ΔF = B1 I1 ΔL sin90°

B1 = (μ I1 I2 ΔL)/2πr

F = (μ I1 I2)/2πr × ∑ΔL = (μ I1 I2)/2πr × L

F/L = (μ I1 I2)/2πr N/m

Consider a current-element ‘ab’ of length ΔL of wire RS. The magnetic field produced by current carrying conductor PQ at the location of other wire RS.

According to Maxwell’s right hand rule or right hand Palm rule no. 1, the direction of B1 will be perpendicular to the plane of paper and directed downward. Due to this magnetic field, each element of another wire experiences a force. The direction of the current element is perpendicular to the magnetic field; therefore the magnetic force on element AB of length ΔL.

Definition of ampere : Fundamental unit of current ampere has been defined assuming the force between the two current carrying wires as standard. The force between two parallel current carrying conductor of separation r is 2×10-⁷ N/m.

Thus 1 ampere is the current which when flowing in each of parallel conductors placed at separation 1 m in vacuum exert a force of 2×10-⁷ N/m on 1 m length of either wire.

OR

A circuit Loop of radius R carries a current I. Obtain an expression for the magnetic field at a point on its axis at a distance X from its centre.

Ans. We have a ring of radius R carrying current I as shown in the following figure.
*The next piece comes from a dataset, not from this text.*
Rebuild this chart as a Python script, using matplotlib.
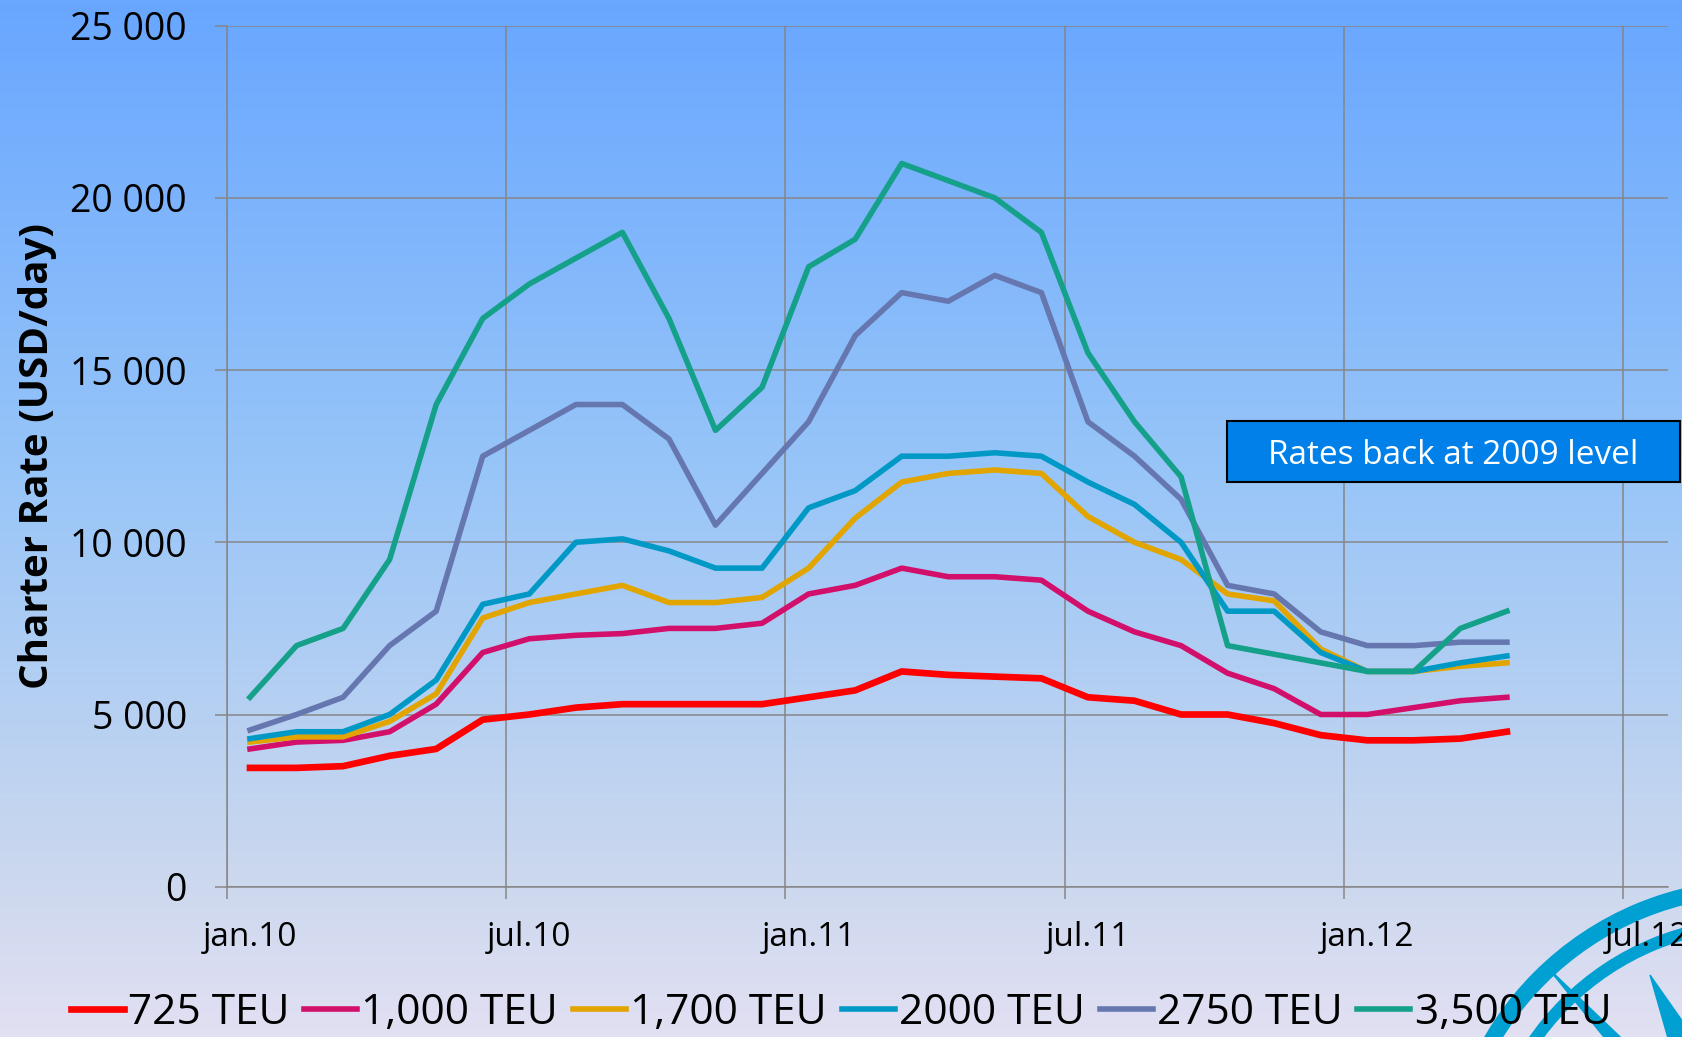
import numpy as np
import matplotlib
matplotlib.use('Agg')
import matplotlib.pyplot as plt
from matplotlib.colors import LinearSegmentedColormap
from matplotlib.patches import Rectangle, Wedge, Polygon
from matplotlib.ticker import FuncFormatter

plt.rcParams['font.family'] = ['Open Sans', 'DejaVu Sans']

# monthly charter rates, jan.10 .. apr.12 (USD/day)
months = np.arange(28) + 0.5
teu_725 = [3450, 3450, 3500, 3800, 4000, 4850, 5000, 5200, 5300, 5300, 5300, 5300, 5500, 5700,
           6250, 6150, 6100, 6050, 5500, 5400, 5000, 5000, 4750, 4400, 4250, 4250, 4300, 4500]
teu_1000 = [4000, 4200, 4250, 4500, 5300, 6800, 7200, 7300, 7350, 7500, 7500, 7650, 8500, 8750,
            9250, 9000, 9000, 8900, 8000, 7400, 7000, 6200, 5750, 5000, 5000, 5200, 5400, 5500]
teu_1700 = [4200, 4350, 4350, 4800, 5600, 7800, 8250, 8500, 8750, 8250, 8250, 8400, 9250, 10700,
            11750, 12000, 12100, 12000, 10750, 10000, 9500, 8500, 8300, 6900, 6250, 6250, 6400, 6500]
teu_2000 = [4300, 4500, 4500, 5000, 6000, 8200, 8500, 10000, 10100, 9750, 9250, 9250, 11000, 11500,
            12500, 12500, 12600, 12500, 11750, 11100, 10000, 8000, 8000, 6800, 6250, 6250, 6500, 6700]
teu_2750 = [4550, 5000, 5500, 7000, 8000, 12500, 13250, 14000, 14000, 13000, 10500, 12000, 13500, 16000,
            17250, 17000, 17750, 17250, 13500, 12500, 11250, 8750, 8500, 7400, 7000, 7000, 7100, 7100]
teu_3500 = [5500, 7000, 7500, 9500, 14000, 16500, 17500, 18250, 19000, 16500, 13250, 14500, 18000, 18800,
            21000, 20500, 20000, 19000, 15500, 13500, 11900, 7000, 6750, 6500, 6250, 6250, 7500, 8000]

series_names = ['725 TEU', '1,000 TEU', '1,700 TEU', '2000 TEU', '2750 TEU', '3,500 TEU']
series_vals = [teu_725, teu_1000, teu_1700, teu_2000, teu_2750, teu_3500]
series_colors = ['#FF0000', '#D20F6A', '#E2A500', '#0099C5', '#6677B0', '#15A08A']
series_lw = [4.8, 4.0, 4.0, 4.0, 4.0, 4.0]

tick_labels = ['jan.10', 'jul.10', 'jan.11', 'jul.11', 'jan.12', 'jul.12']

W, H = 1682, 1037
fig = plt.figure(figsize=(W / 100, H / 100), dpi=100)

# background gradient + logo
bg = fig.add_axes([0, 0, 1, 1], zorder=-10)
bg.set_xlim(0, W)
bg.set_ylim(H, 0)
bg.axis('off')
cmap = LinearSegmentedColormap.from_list(
    'bg', [(0, '#68A6FF'), (0.45, '#97C5F8'), (0.85, '#CCD8EE'), (1, '#E2E0F3')])
grad = np.linspace(0, 1, 256).reshape(-1, 1)
bg.imshow(grad, aspect='auto', cmap=cmap, extent=[0, W, H, 0])

logo = '#00A0D2'
cx, cy = 1758, 1196
bg.add_patch(Wedge((cx, cy), 316, 0, 360, width=15, color=logo))
bg.add_patch(Wedge((cx, cy), 278, 0, 360, width=11, color=logo))
bg.add_patch(Polygon([(1548, 968), (cx - 14, cy + 14), (cx + 14, cy - 14)], color=logo))
bg.add_patch(Polygon([(1650, 975), (cx - 45, cy), (cx + 40, cy - 10)], color=logo))

# main chart
ax = fig.add_axes([226.7 / W, 1 - 886.7 / H, (1668 - 226.7) / W, (886.7 - 25.7) / H])
ax.patch.set_alpha(0)
for name, vals, color, lw in zip(series_names, series_vals, series_colors, series_lw):
    ax.plot(months, vals, color=color, lw=lw, label=name)

ax.set_xlim(0, 30.96)
ax.set_ylim(0, 25000)
ax.set_yticks(range(0, 25001, 5000))
ax.yaxis.set_major_formatter(FuncFormatter(lambda v, p: f'{v:,.0f}'.replace(',', ' ')))
ax.set_xticks(range(0, 31, 6))
ax.set_xticklabels([])
ax.set_xticks(np.arange(0.5, 31, 6), minor=True)
ax.set_xticklabels(tick_labels, minor=True)

grid_c = '#868686'
ax.tick_params(axis='both', which='major', length=8.6, width=1.1, color=grid_c, direction='out')
ax.tick_params(axis='y', labelsize=27, pad=20)
ax.tick_params(axis='x', which='minor', length=0, pad=25, labelsize=24)
ax.grid(True, which='major', color=grid_c, lw=1.1)
ax.set_axisbelow(True)
for s in ['top', 'right']:
    ax.spines[s].set_visible(False)
for s in ['left', 'bottom']:
    ax.spines[s].set_color(grid_c)
    ax.spines[s].set_linewidth(1.1)

fig.text(38 / W, 1 - 456 / H, 'Charter Rate (USD/day)', rotation=90, ha='center', va='center',
         fontsize=29, fontweight='bold')

# annotation box
ov = fig.add_axes([0, 0, 1, 1], zorder=5)
ov.set_xlim(0, W)
ov.set_ylim(H, 0)
ov.axis('off')
ov.add_patch(Rectangle((1226.7, 420.7), 453.3, 61, fc='#0080E8', ec='black', lw=1.5))
ov.text(1453, 455, 'Rates back at 2009 level', color='white', fontsize=24, ha='center', va='center')

fig.legend(loc='center', bbox_to_anchor=(841 / W, 1 - 1013 / H), ncol=6, frameon=False,
           fontsize=30.5, handlelength=1.25, handletextpad=0.1, columnspacing=0.35)

fig.savefig('out.png', dpi=100)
We will take an element on ring of length dl, r is the position vector of point P from the element dl. In the front view, we can see that horizontal component will cancel each other. Only vertical will add up and will give net magnetic field.

Using Biot-savart law :

Magnetic field at point P due to element dl =

dB = (μI/4π) × (dl/r²)

Vertical component = (dB)sinα

Net magnetic field = BNet = ∫(dB) sinα

BNet = ∫(μI/4π) × (dl/r²) sinα = μI/4π ∫R/r × 1/r² dl

BNet = μIR/4πr³ ∫dl

BNet = μIR/4πr³ × 2πR = μIR²/2r³

Along axis | r | = r = √R²+x²

BNet = μIR²/4πr³ ÷ 2(√R²+x²)³

Magnetic field at a point on its axis at a distance x from its centre.